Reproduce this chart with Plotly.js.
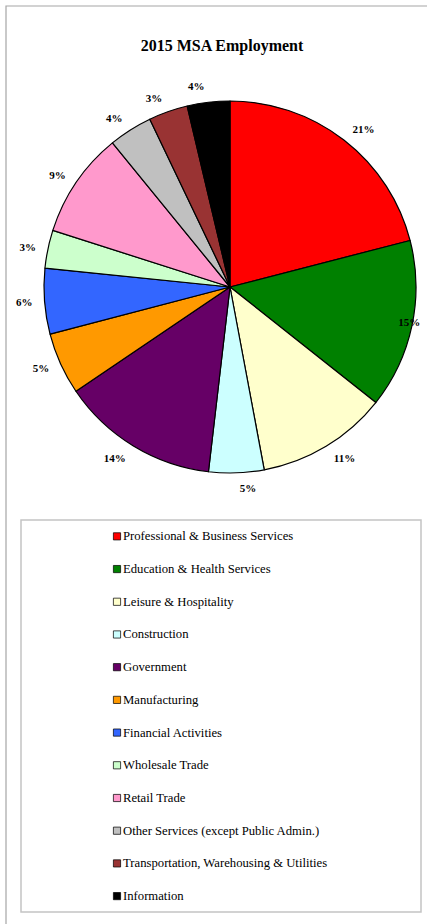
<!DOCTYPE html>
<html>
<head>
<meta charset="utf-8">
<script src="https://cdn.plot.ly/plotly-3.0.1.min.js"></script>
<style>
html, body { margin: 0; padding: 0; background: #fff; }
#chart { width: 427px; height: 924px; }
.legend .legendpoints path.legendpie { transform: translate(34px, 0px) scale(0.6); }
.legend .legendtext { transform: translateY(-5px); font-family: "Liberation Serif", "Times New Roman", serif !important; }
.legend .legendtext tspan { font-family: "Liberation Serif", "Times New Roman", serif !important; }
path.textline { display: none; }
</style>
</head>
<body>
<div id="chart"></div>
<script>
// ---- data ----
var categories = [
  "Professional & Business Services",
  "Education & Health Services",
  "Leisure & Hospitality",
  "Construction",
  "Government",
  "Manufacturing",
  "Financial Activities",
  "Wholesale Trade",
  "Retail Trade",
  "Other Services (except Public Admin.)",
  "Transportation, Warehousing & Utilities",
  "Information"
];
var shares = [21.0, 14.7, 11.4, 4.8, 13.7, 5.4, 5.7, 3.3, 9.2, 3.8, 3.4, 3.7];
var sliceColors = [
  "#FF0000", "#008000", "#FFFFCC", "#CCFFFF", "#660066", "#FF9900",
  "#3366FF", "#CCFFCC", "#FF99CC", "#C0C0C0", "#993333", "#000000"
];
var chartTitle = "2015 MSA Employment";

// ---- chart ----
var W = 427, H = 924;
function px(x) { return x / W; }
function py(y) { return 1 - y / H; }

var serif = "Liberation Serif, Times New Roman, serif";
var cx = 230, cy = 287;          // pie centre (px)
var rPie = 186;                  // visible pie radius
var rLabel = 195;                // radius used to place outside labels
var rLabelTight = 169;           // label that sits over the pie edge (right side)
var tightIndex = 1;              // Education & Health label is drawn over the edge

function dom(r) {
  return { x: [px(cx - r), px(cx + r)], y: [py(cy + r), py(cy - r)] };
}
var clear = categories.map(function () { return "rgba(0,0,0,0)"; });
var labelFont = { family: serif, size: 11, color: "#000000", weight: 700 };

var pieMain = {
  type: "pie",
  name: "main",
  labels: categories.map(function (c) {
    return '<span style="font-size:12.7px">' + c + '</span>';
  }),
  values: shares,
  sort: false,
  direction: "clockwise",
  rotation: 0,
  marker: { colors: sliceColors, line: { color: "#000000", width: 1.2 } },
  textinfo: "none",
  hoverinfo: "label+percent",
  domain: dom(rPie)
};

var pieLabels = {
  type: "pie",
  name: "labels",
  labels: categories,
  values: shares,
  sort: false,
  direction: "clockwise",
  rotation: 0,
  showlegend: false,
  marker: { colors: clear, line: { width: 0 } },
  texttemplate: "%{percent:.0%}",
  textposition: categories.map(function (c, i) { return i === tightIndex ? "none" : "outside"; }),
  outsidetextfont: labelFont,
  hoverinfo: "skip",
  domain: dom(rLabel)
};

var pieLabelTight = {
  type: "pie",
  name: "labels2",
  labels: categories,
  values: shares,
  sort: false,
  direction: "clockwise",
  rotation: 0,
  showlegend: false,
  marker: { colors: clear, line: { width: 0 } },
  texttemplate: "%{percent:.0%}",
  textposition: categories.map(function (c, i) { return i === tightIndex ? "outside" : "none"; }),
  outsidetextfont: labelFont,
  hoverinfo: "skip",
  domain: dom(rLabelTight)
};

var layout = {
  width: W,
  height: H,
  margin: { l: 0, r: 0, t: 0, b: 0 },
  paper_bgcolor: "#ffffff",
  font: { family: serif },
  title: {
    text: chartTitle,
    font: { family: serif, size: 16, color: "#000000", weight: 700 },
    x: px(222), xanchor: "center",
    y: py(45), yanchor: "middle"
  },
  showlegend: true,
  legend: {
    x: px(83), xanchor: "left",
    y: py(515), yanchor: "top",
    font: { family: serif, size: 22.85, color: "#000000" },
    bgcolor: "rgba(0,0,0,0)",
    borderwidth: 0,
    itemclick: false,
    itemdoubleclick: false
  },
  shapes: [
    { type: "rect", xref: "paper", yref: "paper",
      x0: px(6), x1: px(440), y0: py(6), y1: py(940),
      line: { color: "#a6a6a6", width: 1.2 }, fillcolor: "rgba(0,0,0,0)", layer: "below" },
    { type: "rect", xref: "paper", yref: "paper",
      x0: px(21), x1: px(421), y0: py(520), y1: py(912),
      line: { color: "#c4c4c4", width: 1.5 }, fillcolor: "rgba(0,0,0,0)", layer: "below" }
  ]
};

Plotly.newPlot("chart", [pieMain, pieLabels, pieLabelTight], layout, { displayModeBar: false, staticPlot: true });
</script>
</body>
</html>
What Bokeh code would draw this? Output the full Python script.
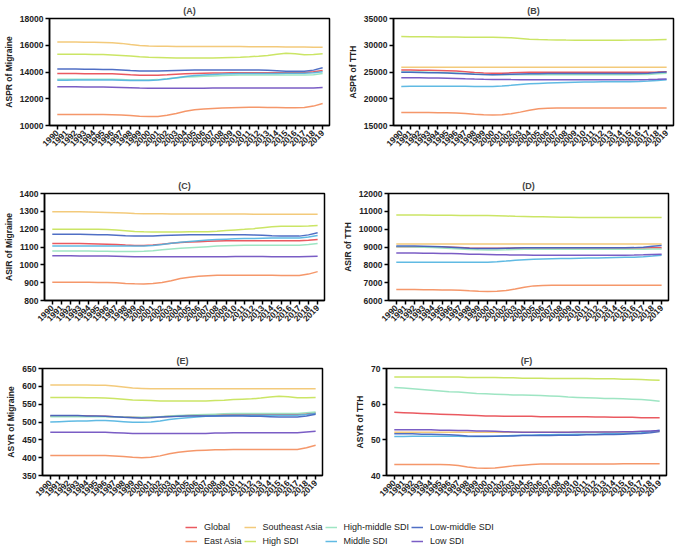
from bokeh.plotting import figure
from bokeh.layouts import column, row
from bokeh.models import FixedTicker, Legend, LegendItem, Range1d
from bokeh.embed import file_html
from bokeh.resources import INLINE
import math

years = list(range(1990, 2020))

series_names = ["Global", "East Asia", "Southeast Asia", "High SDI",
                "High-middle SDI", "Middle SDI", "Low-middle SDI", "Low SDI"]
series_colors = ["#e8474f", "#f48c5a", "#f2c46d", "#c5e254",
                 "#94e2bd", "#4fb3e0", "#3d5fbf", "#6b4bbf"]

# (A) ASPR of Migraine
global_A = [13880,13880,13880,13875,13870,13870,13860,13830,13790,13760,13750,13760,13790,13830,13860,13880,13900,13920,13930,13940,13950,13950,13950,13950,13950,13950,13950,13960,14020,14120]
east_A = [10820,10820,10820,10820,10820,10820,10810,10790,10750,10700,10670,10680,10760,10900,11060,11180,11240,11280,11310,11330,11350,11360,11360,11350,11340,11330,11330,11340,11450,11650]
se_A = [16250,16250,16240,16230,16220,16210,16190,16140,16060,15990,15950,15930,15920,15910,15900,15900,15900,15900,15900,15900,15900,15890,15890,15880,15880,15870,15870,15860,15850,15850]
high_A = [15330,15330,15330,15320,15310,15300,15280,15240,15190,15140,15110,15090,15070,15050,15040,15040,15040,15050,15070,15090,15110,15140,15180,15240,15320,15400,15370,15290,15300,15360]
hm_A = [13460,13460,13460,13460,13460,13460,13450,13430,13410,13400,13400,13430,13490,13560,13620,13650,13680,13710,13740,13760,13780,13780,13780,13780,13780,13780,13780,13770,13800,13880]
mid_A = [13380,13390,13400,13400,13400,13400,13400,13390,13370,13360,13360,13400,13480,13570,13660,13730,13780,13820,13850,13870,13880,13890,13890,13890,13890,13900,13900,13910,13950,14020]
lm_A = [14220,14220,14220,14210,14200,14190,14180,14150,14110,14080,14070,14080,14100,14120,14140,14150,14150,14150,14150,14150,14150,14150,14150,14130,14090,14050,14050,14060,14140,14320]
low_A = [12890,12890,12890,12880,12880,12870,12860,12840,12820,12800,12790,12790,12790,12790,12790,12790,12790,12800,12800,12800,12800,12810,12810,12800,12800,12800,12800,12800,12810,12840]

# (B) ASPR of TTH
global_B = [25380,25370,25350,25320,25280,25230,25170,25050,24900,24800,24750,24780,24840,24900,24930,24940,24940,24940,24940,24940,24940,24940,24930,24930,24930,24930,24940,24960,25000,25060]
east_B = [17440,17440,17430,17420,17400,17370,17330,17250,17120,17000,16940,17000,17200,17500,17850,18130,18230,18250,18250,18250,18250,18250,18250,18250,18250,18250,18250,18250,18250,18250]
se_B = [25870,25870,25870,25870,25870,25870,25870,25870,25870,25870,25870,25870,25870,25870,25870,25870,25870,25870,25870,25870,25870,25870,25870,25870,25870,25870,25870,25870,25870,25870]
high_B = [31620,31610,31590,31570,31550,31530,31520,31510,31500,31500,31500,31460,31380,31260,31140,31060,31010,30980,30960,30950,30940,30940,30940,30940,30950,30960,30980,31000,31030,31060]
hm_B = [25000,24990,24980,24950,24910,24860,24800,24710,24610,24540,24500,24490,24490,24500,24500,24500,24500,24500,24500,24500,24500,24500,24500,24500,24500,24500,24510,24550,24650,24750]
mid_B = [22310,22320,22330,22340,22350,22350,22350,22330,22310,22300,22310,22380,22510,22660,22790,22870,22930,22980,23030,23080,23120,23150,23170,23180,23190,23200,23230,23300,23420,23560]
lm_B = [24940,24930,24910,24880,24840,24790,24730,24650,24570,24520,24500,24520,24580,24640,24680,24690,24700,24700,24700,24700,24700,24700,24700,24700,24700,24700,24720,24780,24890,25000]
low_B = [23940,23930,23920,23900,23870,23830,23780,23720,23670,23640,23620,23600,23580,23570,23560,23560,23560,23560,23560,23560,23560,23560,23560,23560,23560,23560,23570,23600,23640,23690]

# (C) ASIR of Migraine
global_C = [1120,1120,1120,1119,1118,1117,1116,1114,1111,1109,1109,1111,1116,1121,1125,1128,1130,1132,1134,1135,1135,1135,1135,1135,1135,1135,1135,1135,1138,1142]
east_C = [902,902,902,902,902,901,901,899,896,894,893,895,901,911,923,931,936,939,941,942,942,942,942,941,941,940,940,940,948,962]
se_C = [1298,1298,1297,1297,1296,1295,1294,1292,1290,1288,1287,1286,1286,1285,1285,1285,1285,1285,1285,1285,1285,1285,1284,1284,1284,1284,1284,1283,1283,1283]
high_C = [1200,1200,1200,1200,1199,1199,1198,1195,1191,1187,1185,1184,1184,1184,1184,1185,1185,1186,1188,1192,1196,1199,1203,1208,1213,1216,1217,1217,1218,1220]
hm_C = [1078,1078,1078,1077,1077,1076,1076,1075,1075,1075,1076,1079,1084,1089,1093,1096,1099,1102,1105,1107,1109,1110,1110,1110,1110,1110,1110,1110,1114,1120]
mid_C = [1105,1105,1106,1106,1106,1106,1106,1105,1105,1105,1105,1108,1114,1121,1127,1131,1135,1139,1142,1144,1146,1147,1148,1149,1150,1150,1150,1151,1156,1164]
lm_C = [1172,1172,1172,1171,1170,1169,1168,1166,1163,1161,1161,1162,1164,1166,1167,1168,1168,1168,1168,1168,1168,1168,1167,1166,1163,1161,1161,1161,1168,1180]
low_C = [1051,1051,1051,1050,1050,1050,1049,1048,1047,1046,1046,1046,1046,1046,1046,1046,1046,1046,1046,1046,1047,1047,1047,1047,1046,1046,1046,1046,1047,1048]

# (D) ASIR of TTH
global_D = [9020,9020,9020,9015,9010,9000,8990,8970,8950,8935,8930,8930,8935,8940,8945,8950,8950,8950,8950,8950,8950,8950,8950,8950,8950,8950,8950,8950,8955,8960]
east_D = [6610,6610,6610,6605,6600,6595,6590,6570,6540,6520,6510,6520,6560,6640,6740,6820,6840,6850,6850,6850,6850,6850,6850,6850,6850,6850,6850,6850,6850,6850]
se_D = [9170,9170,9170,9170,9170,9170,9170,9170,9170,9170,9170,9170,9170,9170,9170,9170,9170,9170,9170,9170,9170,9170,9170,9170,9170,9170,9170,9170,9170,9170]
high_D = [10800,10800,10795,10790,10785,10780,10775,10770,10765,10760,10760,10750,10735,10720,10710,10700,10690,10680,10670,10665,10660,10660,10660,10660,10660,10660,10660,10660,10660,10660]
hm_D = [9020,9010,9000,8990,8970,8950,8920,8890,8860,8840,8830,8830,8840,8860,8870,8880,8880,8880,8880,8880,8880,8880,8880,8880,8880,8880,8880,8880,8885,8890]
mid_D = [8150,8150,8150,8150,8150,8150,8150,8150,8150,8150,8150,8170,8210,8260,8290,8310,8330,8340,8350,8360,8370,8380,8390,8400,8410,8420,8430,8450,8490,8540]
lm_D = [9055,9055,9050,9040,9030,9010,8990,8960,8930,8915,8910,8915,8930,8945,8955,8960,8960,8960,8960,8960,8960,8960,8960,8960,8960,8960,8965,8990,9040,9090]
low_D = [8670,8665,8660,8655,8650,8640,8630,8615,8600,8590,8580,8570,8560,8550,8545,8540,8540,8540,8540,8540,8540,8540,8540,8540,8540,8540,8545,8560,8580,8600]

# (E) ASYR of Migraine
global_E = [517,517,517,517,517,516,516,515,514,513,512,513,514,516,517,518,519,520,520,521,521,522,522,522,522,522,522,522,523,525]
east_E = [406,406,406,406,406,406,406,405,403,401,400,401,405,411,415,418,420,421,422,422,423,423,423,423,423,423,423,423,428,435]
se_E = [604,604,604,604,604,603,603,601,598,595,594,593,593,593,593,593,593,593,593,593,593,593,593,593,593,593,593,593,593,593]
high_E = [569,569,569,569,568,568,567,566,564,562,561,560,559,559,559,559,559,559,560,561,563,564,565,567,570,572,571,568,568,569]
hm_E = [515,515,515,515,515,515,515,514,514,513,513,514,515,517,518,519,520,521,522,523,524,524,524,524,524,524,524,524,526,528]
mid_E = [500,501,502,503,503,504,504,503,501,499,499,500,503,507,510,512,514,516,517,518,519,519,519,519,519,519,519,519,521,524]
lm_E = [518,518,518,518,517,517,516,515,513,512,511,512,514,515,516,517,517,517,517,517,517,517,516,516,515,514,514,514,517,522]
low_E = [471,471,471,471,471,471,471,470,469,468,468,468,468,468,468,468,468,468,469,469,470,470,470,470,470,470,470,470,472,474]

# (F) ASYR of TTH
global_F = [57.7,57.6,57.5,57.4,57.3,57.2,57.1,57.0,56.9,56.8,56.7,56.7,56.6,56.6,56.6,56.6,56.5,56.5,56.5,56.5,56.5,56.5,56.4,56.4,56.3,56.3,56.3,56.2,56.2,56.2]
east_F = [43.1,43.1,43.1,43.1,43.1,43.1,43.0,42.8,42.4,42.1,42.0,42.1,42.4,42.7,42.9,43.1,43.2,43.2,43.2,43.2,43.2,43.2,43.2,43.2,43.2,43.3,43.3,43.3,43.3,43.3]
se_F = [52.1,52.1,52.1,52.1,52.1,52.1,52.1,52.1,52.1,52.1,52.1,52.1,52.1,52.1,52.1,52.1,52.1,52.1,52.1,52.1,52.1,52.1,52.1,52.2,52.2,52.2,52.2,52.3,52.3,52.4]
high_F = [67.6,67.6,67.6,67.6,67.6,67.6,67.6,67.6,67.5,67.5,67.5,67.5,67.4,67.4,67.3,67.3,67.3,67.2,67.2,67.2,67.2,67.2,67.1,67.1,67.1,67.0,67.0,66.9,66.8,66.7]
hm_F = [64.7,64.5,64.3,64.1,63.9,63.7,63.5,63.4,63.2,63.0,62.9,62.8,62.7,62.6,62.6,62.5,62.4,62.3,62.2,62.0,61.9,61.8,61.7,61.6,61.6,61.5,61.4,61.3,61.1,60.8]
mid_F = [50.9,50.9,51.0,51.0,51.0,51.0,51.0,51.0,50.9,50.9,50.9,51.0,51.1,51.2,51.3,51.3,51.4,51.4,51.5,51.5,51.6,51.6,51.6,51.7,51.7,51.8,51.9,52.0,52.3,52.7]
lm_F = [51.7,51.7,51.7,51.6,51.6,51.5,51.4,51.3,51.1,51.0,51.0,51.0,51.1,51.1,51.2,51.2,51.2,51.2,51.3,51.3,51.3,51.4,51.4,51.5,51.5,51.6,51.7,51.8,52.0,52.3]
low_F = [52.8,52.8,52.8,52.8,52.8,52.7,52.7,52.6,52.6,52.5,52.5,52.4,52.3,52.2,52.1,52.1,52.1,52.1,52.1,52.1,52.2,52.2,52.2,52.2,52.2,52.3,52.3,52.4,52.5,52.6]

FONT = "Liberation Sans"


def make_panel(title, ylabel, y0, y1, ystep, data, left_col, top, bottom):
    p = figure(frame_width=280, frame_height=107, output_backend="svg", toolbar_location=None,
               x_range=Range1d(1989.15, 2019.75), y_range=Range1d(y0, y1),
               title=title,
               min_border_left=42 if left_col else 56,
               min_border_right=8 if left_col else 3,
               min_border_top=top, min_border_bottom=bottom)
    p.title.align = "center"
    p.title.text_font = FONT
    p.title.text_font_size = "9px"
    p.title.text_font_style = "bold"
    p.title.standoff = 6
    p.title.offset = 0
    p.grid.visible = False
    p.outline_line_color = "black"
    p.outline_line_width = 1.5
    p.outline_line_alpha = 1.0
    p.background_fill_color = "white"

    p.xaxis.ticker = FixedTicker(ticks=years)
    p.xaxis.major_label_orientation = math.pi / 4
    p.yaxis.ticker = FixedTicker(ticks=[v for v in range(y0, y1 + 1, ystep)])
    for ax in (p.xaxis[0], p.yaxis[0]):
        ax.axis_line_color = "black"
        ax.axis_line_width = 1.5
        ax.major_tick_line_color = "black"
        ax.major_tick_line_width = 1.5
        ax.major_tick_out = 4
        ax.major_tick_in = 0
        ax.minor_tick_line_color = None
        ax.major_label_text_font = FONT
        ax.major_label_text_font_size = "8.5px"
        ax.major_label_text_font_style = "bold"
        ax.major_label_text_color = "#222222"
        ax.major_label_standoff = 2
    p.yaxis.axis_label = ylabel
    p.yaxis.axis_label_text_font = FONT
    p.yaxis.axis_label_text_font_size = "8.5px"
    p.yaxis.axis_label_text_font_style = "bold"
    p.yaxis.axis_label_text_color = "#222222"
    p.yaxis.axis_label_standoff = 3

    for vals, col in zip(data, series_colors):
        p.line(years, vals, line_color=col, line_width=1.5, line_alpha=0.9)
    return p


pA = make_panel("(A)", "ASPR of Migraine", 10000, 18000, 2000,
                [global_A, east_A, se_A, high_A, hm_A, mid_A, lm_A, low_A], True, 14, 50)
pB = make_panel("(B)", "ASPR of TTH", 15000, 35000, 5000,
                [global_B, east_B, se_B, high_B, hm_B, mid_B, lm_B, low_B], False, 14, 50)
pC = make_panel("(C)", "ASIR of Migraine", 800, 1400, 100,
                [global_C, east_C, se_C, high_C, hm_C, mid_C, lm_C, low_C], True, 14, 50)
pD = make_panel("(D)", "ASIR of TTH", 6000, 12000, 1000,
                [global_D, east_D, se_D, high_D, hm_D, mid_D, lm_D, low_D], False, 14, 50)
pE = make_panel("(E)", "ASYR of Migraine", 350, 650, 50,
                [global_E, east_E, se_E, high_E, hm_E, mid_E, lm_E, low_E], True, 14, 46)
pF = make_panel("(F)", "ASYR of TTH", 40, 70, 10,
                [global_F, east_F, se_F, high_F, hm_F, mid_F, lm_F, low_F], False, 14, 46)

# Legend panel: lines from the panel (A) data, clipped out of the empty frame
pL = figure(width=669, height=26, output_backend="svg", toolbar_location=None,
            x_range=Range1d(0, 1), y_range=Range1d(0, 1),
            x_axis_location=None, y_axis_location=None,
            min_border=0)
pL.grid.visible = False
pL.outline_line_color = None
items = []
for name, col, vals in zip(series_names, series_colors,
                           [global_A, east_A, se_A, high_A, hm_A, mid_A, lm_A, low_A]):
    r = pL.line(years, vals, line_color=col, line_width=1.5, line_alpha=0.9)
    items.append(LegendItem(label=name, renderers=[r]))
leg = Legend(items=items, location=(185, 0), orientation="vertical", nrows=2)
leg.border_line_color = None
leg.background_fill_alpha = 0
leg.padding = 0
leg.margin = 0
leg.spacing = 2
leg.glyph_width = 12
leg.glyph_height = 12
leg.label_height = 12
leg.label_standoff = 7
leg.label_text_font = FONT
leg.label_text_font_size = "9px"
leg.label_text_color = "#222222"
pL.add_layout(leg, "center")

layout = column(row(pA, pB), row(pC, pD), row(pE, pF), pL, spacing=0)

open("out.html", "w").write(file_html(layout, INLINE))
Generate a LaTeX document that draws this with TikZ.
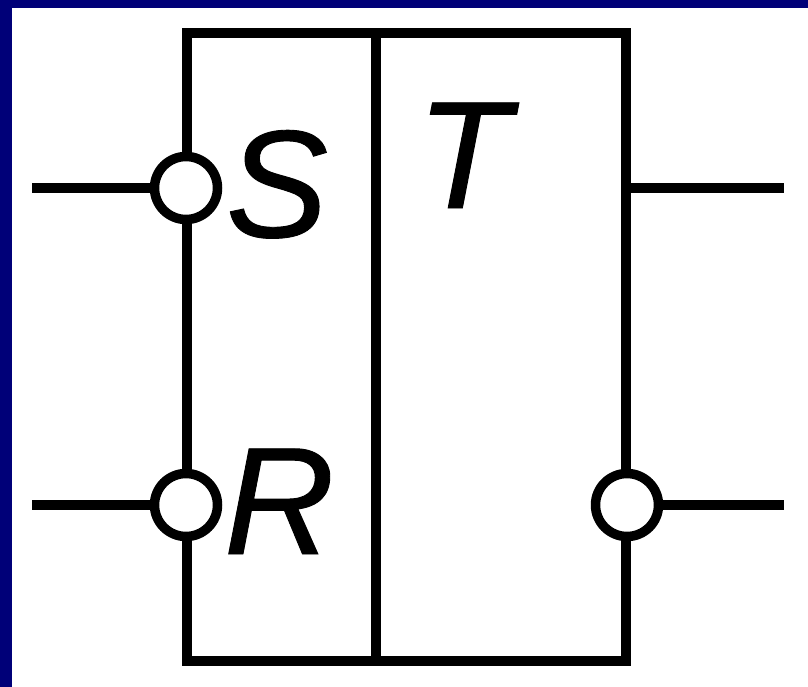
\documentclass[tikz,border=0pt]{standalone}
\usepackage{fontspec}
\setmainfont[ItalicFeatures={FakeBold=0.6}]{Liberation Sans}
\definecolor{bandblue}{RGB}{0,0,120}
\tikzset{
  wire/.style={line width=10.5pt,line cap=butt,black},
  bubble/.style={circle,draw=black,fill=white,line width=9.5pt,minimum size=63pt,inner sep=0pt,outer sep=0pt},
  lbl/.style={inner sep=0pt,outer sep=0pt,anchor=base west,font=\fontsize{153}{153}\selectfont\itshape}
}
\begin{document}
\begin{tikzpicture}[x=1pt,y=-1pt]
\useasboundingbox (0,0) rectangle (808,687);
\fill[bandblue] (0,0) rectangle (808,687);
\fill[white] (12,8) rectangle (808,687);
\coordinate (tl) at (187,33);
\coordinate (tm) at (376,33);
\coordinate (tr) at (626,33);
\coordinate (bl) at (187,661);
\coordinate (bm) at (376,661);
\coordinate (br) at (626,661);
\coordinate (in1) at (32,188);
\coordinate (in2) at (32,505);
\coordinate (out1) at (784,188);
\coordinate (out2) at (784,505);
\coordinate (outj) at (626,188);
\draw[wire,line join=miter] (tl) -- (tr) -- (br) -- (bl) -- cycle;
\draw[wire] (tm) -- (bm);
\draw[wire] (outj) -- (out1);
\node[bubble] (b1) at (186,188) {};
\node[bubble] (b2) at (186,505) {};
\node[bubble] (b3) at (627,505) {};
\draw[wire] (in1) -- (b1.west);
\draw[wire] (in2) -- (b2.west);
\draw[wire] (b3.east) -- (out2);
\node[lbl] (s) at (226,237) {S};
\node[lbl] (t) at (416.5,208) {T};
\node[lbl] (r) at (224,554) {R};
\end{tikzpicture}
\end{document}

# # # # #

▶ Short task:
For each line of the listing that holds the word "script", show that line.

▶ Reply to the task:
<script src="https://cdn.plot.ly/plotly-3.0.1.min.js"></script>
<script>
</script>
What Bokeh code would draw this? Output the full Python script.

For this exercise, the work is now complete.